Endpoint Remediation

  • If malware was executed, reimage affected devices rather than attempting to clean them. This is the only way to ensure no persistent backdoors remain.
  • Apply any missing patches, particularly those related to the vulnerability the phishing attack attempted to exploit
  • Update endpoint protection signatures and run full scans across all devices

Infrastructure Remediation

  • Update email authentication records (SPF, DKIM, DMARC) if the phishing email exploited weaknesses in your email security posture
  • Review and tighten email gateway rules based on the tactics observed
  • Update web filtering rules to block the categories of malicious domains used in the attack

Phase 5: Recovery and Return to Normal Operations

Once remediation is complete, carefully restore normal operations. Do not rush this phase — premature restoration can re-expose your organisation if any attacker foothold was missed.

  • Restore affected accounts with new credentials and verified clean configurations
  • Reconnect remediated endpoints to the network with enhanced monitoring enabled
  • Communicate the all-clear to staff, including a summary of what happened, what was done, and what they should watch for going forward
  • Monitor closely for 30 days post-incident — attackers frequently attempt to regain access using alternative entry points discovered during their initial compromise

Phase 6: Post-Incident Review

The post-incident review is arguably the most valuable phase, yet it is the one most frequently skipped. Conduct this review within one week of the incident while details are fresh.

Key Review Questions

  1. How did the phishing email bypass our security controls?
  2. How long did it take from delivery to detection? Can we shorten that window?
  3. Did our incident response plan work as expected?
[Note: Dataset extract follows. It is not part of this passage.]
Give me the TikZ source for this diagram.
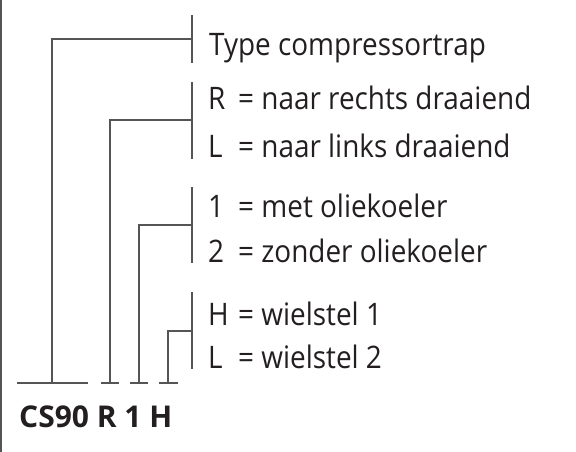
\documentclass[tikz,border=0pt]{standalone}
\usepackage{fontspec}
\setmainfont{Open Sans}[FakeStretch=0.9]
\newfontfamily\codefont{Open Sans}[BoldFont={Open Sans Bold}]
\definecolor{linegray}{HTML}{555555}
\definecolor{textdark}{HTML}{231F20}
\begin{document}
\begin{tikzpicture}[x=1pt,y=-1pt,
  conn/.style={draw=linegray,line width=1.3pt},
  lbl/.style={anchor=base west,inner sep=0pt,text=textdark,font=\fontsize{31}{36}\selectfont},
  code/.style={anchor=base west,inner sep=0pt,text=textdark,font=\codefont\fontsize{30}{36}\selectfont\bfseries}]
\useasboundingbox (0,0) rectangle (576,452);
\fill[white] (0,0) rectangle (576,452);
\newcommand{\keybox}[1]{\makebox[30pt][l]{#1}}
% frame line
\draw[linegray,line width=2pt] (1,0) -- (1,452);
% labels
\node[lbl] (t1) at (209,56) {Type compressortrap};
\node[lbl] (r) at (208,110) {\keybox{R}= naar rechts draaiend};
\node[lbl] (l) at (208,157) {\keybox{L}= naar links draaiend};
\node[lbl] (o1) at (208,217) {\keybox{1}= met oliekoeler};
\node[lbl] (o2) at (208,262) {\keybox{2}= zonder oliekoeler};
\node[lbl] (h) at (208,325) {\keybox{H}= wielstel 1};
\node[lbl] (w2) at (208,368) {\keybox{L}= wielstel 2};
\node[code] (cs) at (19,427) {CS90 R 1 H};
% bracket coordinates
\coordinate (a1) at (192,15); \coordinate (a2) at (192,63); \coordinate (am) at (192,39);
\coordinate (b1) at (192,82); \coordinate (b2) at (192,159); \coordinate (bm) at (192,120);
\coordinate (c1) at (192,187); \coordinate (c2) at (192,263); \coordinate (cm) at (192,225);
\coordinate (d1) at (192,292); \coordinate (d2) at (192,369); \coordinate (dm) at (192,331);
\coordinate (af) at (52,383); \coordinate (bf) at (110,383); \coordinate (cf) at (139,383); \coordinate (df) at (168,383);
\draw[conn] (a1) -- (a2);
\draw[conn] (am) -| (af);
\draw[conn] (b1) -- (b2);
\draw[conn] (bm) -| (bf);
\draw[conn] (c1) -- (c2);
\draw[conn] (cm) -| (cf);
\draw[conn] (d1) -- (d2);
\draw[conn] (dm) -| (df);
% base lines
\coordinate (e1) at (17,383); \coordinate (e2) at (88,383);
\coordinate (f1) at (101,383); \coordinate (f2) at (119,383);
\coordinate (g1) at (130,383); \coordinate (g2) at (148,383);
\coordinate (h1) at (159,383); \coordinate (h2) at (178,383);
\draw[conn] (e1) -- (e2);
\draw[conn] (f1) -- (f2);
\draw[conn] (g1) -- (g2);
\draw[conn] (h1) -- (h2);
\end{tikzpicture}
\end{document}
Where did it break down?
  4. Were the right people notified at the right time?
  5. What additional tools, training, or processes would have prevented or reduced the impact of this incident?

Documenting for Insurers and Regulators

Maintain a comprehensive incident report that includes a timeline of events, actions taken at each phase, evidence of containment and remediation, and the outcome. This documentation is critical for cyber insurance claims and demonstrates due diligence to regulators. Your report should clearly show that your organisation had reasonable controls in place and responded promptly and appropriately.

An insurer does not expect you to prevent every attack. They expect you to detect it quickly, respond competently, and document everything. This playbook gives you the framework to do exactly that.

Building a Phishing-Resilient Organisation

The best incident response is the one you never need to use. Invest in prevention through regular phishing simulations, clear reporting procedures, and a culture where employees feel empowered to question suspicious communications. Track your phishing awareness metrics over time and use them to target training where it is needed most.

Keep this playbook accessible to your entire incident response team — not buried in a shared drive that no one can find during a crisis. Print copies, bookmark it, and rehearse it quarterly. When the next phishing attack arrives, and it will, your team will respond with confidence rather than confusion.